Other newbuildings sold
Tinos I was operated by Pearl under a sale-and-leaseback agreement with CSSC Shipping Hong Kong that was announced in October 2023. Publicly available registration documents show the title has recently been transferred to Tinos Maritime and Trading SA, a Panama-based company that was the bareboat-charterer of the vessel and is ultimately owned by Pearl.
The deal with CSSC included two other VLGC newbuildings that were delivered after Tinos I. Both appear to have been sold in late 2024 to Hong Kong-based operator Sinogas.
The VLGC Syros, now Gas Arcturus, was delivered in the summer of 2024 and was employed for a short period with the Neptune VLGC pool, but left it in October, a Neptune representative told Lloyd’s List last year. It appeared to have been anchored off Singapore between October and its sale came in December.
The third newbuilding, VLGC Astipalea, now Gas Vela (IMO: 9969845), appeared to have been sold upon delivery in December.

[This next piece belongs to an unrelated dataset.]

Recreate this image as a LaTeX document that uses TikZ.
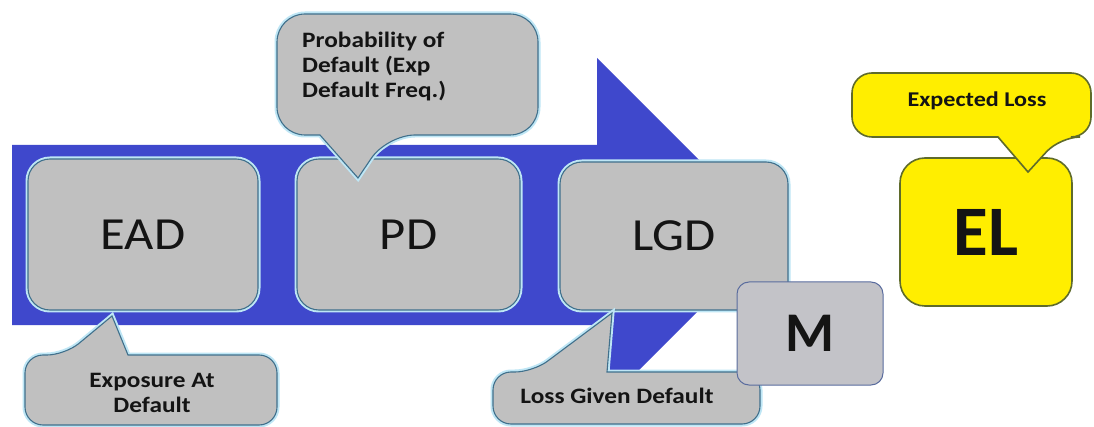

Sinogas did not respond to multiple emails seeking to confirm the acquisition, but Gas Vela appears on its fleet list. The fleet list also includes two vessels under the name Gas Aquarius (IMO: 9780005), one built in 2018, and one built in 2024, suggesting the latter may be a typo and is referring to Gas Arcturus (IMO: 9969833).
Emamjomeh also owns or controls nine additional LPG companies in Iran, including, reportedly, one company with a monopoly on the National Iranian Gas Company’s LPG deliveries. His companies include: Parsa Fidar Paydar Engineering and Technology Co, Nilgon Parsa Caspian Shipping Co, Arsa Gas Co, Pasar Gas Co, Petro Parsa Caspian Iranian Co, Pasar Gas Novin Trading Co, Parsa Salakh Qeshm Industrial Complex, Parsa Trabar Caspian International Transportation Co, and Parsa Trabar Persia International Transportation Co.